* _WRITTEN PROBLEM_: Output every line exactly as written. Leave out pictures.

## Begin INFORMATION SUPPLIED

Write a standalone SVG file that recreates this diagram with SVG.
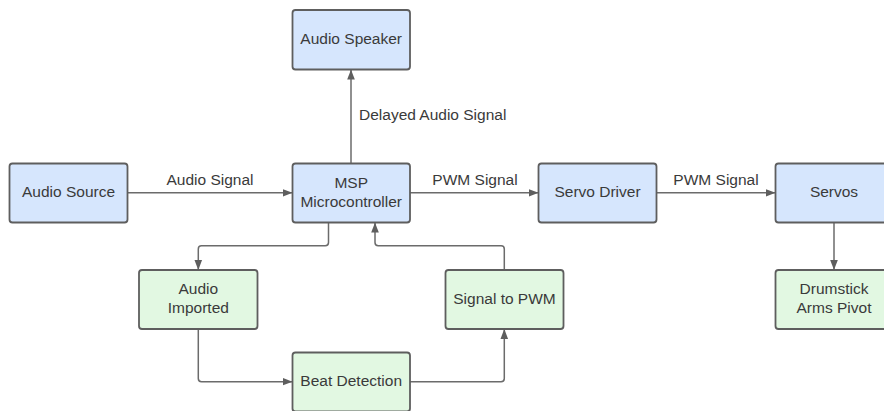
<svg xmlns="http://www.w3.org/2000/svg" width="884" height="411" viewBox="0 0 884 411">
<defs>
<style>
.blue{fill:#d6e6fd;stroke:#5e5e5e;stroke-width:1.8}
.green{fill:#e2f8e2;stroke:#5e5e5e;stroke-width:1.8}
text{font-family:"Liberation Sans",Arial,sans-serif;font-size:15.5px;fill:#3a3a3a}
.c{text-anchor:middle}
.edge{fill:none;stroke:#6b6b6b;stroke-width:1.5}
</style>
<marker id="arr" viewBox="0 0 10 10" refX="10" refY="5" markerWidth="10" markerHeight="10" markerUnits="userSpaceOnUse" orient="auto">
<path d="M0,1.2 L10,5 L0,8.8 Z" fill="#5e5e5e"/>
</marker>
</defs>
<rect width="884" height="411" fill="#ffffff"/>
<g id="connectors">
<path class="edge" d="M127.5,192.8 H292.5" marker-end="url(#arr)"/>
<path class="edge" d="M351,163.5 V69.5" marker-end="url(#arr)"/>
<path class="edge" d="M410,192.8 H538.5" marker-end="url(#arr)"/>
<path class="edge" d="M656.5,192.8 H775.5" marker-end="url(#arr)"/>
<path class="edge" d="M834,222.5 V270" marker-end="url(#arr)"/>
<path class="edge" d="M328.5,222.5 V242.5 Q328.5,245.7 325.3,245.7 H201.5 Q198.3,245.7 198.3,248.9 V270" marker-end="url(#arr)"/>
<path class="edge" d="M504.3,270 V248.9 Q504.3,245.7 501.1,245.7 H378.2 Q375,245.7 375,242.5 V222.5" marker-end="url(#arr)"/>
<path class="edge" d="M198.3,329 V378.5 Q198.3,381.7 201.5,381.7 H292.5" marker-end="url(#arr)"/>
<path class="edge" d="M410,381.7 H501.1 Q504.3,381.7 504.3,378.5 V329" marker-end="url(#arr)"/>
<text class="c" x="210" y="184.5">Audio Signal</text>
<text x="359" y="120">Delayed Audio Signal</text>
<text class="c" x="475" y="185">PWM Signal</text>
<text class="c" x="716" y="185">PWM Signal</text>
</g>
<g id="audio-source"><rect class="blue" x="9.5" y="163.5" width="118" height="59" rx="3"/><text class="c" x="68.5" y="197">Audio Source</text></g>
<g id="audio-speaker"><rect class="blue" x="292.5" y="10" width="117.5" height="59.5" rx="3"/><text class="c" x="351.2" y="43.5">Audio Speaker</text></g>
<g id="msp"><rect class="blue" x="292.5" y="163.5" width="117.5" height="59" rx="3"/><text class="c" x="351.2" y="187.5">MSP</text><text class="c" x="351.2" y="206.8">Microcontroller</text></g>
<g id="servo-driver"><rect class="blue" x="538.5" y="163.5" width="118" height="59" rx="3"/><text class="c" x="597.5" y="197">Servo Driver</text></g>
<g id="servos"><rect class="blue" x="775.5" y="163.5" width="118" height="59" rx="3"/><text class="c" x="834" y="197">Servos</text></g>
<g id="audio-imported"><rect class="green" x="139" y="270" width="118.5" height="59" rx="3"/><text class="c" x="198.3" y="294">Audio</text><text class="c" x="198.3" y="313.3">Imported</text></g>
<g id="beat-detection"><rect class="green" x="292.5" y="352.5" width="117.5" height="59" rx="3"/><text class="c" x="351.2" y="386">Beat Detection</text></g>
<g id="signal-to-pwm"><rect class="green" x="445.5" y="270" width="118" height="59" rx="3"/><text class="c" x="504.5" y="303.5">Signal to PWM</text></g>
<g id="drumstick"><rect class="green" x="775.5" y="270" width="118" height="59" rx="3"/><text class="c" x="834" y="294">Drumstick</text><text class="c" x="834" y="313.3">Arms Pivot</text></g>
</svg>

## End INFORMATION SUPPLIED

* _REPLY_:
Write a standalone SVG file that recreates this diagram with SVG.
<svg xmlns="http://www.w3.org/2000/svg" width="884" height="411" viewBox="0 0 884 411">
<defs>
<style>
.blue{fill:#d6e6fd;stroke:#5e5e5e;stroke-width:1.8}
.green{fill:#e2f8e2;stroke:#5e5e5e;stroke-width:1.8}
text{font-family:"Liberation Sans",Arial,sans-serif;font-size:15.5px;fill:#3a3a3a}
.c{text-anchor:middle}
.edge{fill:none;stroke:#6b6b6b;stroke-width:1.5}
</style>
<marker id="arr" viewBox="0 0 10 10" refX="10" refY="5" markerWidth="10" markerHeight="10" markerUnits="userSpaceOnUse" orient="auto">
<path d="M0,1.2 L10,5 L0,8.8 Z" fill="#5e5e5e"/>
</marker>
</defs>
<rect width="884" height="411" fill="#ffffff"/>
<g id="connectors">
<path class="edge" d="M127.5,192.8 H292.5" marker-end="url(#arr)"/>
<path class="edge" d="M351,163.5 V69.5" marker-end="url(#arr)"/>
<path class="edge" d="M410,192.8 H538.5" marker-end="url(#arr)"/>
<path class="edge" d="M656.5,192.8 H775.5" marker-end="url(#arr)"/>
<path class="edge" d="M834,222.5 V270" marker-end="url(#arr)"/>
<path class="edge" d="M328.5,222.5 V242.5 Q328.5,245.7 325.3,245.7 H201.5 Q198.3,245.7 198.3,248.9 V270" marker-end="url(#arr)"/>
<path class="edge" d="M504.3,270 V248.9 Q504.3,245.7 501.1,245.7 H378.2 Q375,245.7 375,242.5 V222.5" marker-end="url(#arr)"/>
<path class="edge" d="M198.3,329 V378.5 Q198.3,381.7 201.5,381.7 H292.5" marker-end="url(#arr)"/>
<path class="edge" d="M410,381.7 H501.1 Q504.3,381.7 504.3,378.5 V329" marker-end="url(#arr)"/>
<text class="c" x="210" y="184.5">Audio Signal</text>
<text x="359" y="120">Delayed Audio Signal</text>
<text class="c" x="475" y="185">PWM Signal</text>
<text class="c" x="716" y="185">PWM Signal</text>
</g>
<g id="audio-source"><rect class="blue" x="9.5" y="163.5" width="118" height="59" rx="3"/><text class="c" x="68.5" y="197">Audio Source</text></g>
<g id="audio-speaker"><rect class="blue" x="292.5" y="10" width="117.5" height="59.5" rx="3"/><text class="c" x="351.2" y="43.5">Audio Speaker</text></g>
<g id="msp"><rect class="blue" x="292.5" y="163.5" width="117.5" height="59" rx="3"/><text class="c" x="351.2" y="187.5">MSP</text><text class="c" x="351.2" y="206.8">Microcontroller</text></g>
<g id="servo-driver"><rect class="blue" x="538.5" y="163.5" width="118" height="59" rx="3"/><text class="c" x="597.5" y="197">Servo Driver</text></g>
<g id="servos"><rect class="blue" x="775.5" y="163.5" width="118" height="59" rx="3"/><text class="c" x="834" y="197">Servos</text></g>
<g id="audio-imported"><rect class="green" x="139" y="270" width="118.5" height="59" rx="3"/><text class="c" x="198.3" y="294">Audio</text><text class="c" x="198.3" y="313.3">Imported</text></g>
<g id="beat-detection"><rect class="green" x="292.5" y="352.5" width="117.5" height="59" rx="3"/><text class="c" x="351.2" y="386">Beat Detection</text></g>
<g id="signal-to-pwm"><rect class="green" x="445.5" y="270" width="118" height="59" rx="3"/><text class="c" x="504.5" y="303.5">Signal to PWM</text></g>
<g id="drumstick"><rect class="green" x="775.5" y="270" width="118" height="59" rx="3"/><text class="c" x="834" y="294">Drumstick</text><text class="c" x="834" y="313.3">Arms Pivot</text></g>
</svg>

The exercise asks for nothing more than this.